What is required → Reproduce, please, only the lines from the first line below to the line containing "ax = fig.add_axes([0.4867, 0.2828, 0.969", inclusive.

— Begin Material provided —

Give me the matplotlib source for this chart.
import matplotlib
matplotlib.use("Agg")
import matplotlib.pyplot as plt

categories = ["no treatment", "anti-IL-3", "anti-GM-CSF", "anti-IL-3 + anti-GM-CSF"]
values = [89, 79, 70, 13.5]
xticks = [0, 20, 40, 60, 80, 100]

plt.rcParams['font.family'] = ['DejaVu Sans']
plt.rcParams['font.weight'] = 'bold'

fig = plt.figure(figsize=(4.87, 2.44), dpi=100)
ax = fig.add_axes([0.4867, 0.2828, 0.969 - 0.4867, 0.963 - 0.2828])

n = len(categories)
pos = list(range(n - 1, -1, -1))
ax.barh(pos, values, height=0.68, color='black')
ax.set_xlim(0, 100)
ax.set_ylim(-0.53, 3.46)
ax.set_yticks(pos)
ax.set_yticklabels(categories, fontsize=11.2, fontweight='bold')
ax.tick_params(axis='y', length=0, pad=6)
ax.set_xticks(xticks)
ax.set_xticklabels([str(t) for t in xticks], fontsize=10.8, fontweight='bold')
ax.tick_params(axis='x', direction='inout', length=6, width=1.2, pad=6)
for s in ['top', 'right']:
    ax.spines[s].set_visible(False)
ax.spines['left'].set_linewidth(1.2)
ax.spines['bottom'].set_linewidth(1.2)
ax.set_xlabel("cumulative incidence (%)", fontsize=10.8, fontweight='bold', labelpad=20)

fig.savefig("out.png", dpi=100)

— End Material provided —

The answer →
Give me the matplotlib source for this chart.
import matplotlib
matplotlib.use("Agg")
import matplotlib.pyplot as plt

categories = ["no treatment", "anti-IL-3", "anti-GM-CSF", "anti-IL-3 + anti-GM-CSF"]
values = [89, 79, 70, 13.5]
xticks = [0, 20, 40, 60, 80, 100]

plt.rcParams['font.family'] = ['DejaVu Sans']
plt.rcParams['font.weight'] = 'bold'

fig = plt.figure(figsize=(4.87, 2.44), dpi=100)
ax = fig.add_axes([0.4867, 0.2828, 0.969 - 0.4867, 0.963 - 0.2828])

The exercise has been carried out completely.